Falstaff at the Met
“Maltman was also a highlight, not just his character but his vocal performance standing as a worthy rival to Falstaff. The natural edge in his voice means he can move quickly between comic and threatening qualities. As the husband threatened by a possible cuckolding he was full of the self-serious energy of a great straight man, even while wearing a ridiculous Las Vegas cowboy outfit in his masquerade as Fontana, opposite Falstaff in his English riding clothes. As the two tried to out-swagger each other, they embodied superb clownishness, even without the red noses.”
“As the jealous husband Ford, Christopher Maltman similarly wedded comedic timing to an edge of something more dangerous. To the audience, Ford may be a comic role—particularly when he is dressed in a cowboy suit and a mullet wig, as he is here—but to Ford himself, the action could not have higher stakes.
Maltman was not afraid to ham it up in disguise as Fontana, but he played his aria with all the wounded pride of a tragic hero, finding, like Pérez and Volle, the undercurrents of dramatic feeling that run through this comic opera.”
“Christopher Maltman combines an easy comic timing and emotional outbursts in both Ford and as Mr.
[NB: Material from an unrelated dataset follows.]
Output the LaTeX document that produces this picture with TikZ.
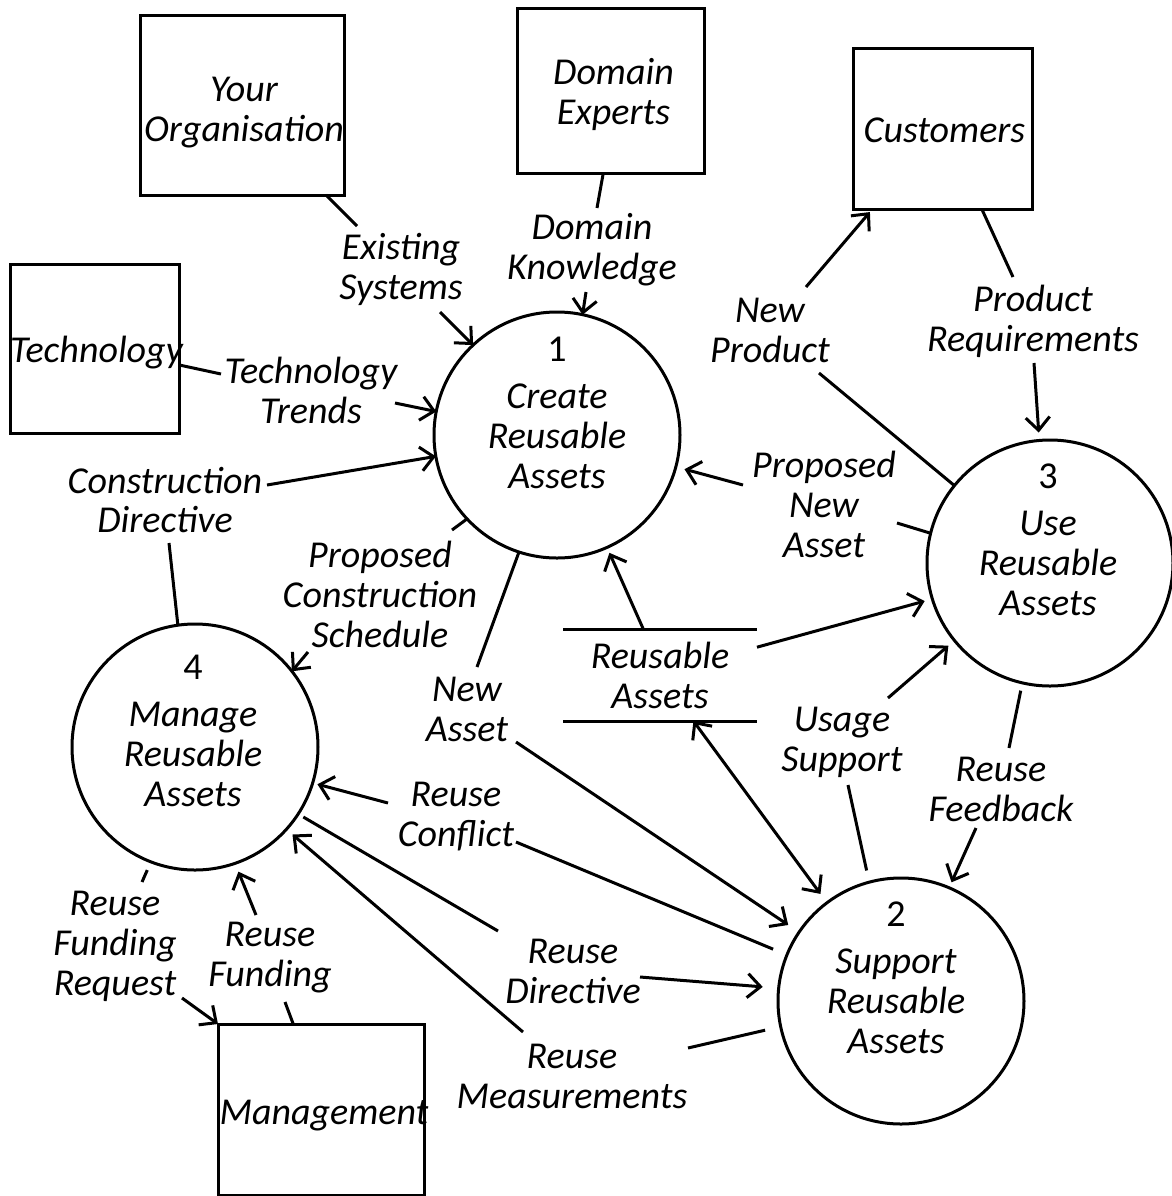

Fontana, dressed in a ludicrous cowboy outfit, complete with mullet. Maltman’s sterling baritone expresses both Ford’s jealousy and his eventual generosity beautifully, and in his scenes as Mr. Fontana, we get a worthy bookend of the good-actor-playing-bad-actor to complement Lamieux’s Mistress Quickly.”
“In the getup of a Rhinestone Cowboy, complete with cowhide-covered briefcase, Christopher Maltman gave Ford in his ‘Mr. Fontana’ guise a Texas-sized flamboyance. This bravura vanished, however, when Ford learned that Falstaff had already arranged an assignation with his wife. Maltman gave voice to Ford’s rage in a controlled-burn account of ‘È sogno o realtà?’, yielding graciously later to being outwitted by his wife in arranging the marriage of their daughter, Nanetta, and Fenton.”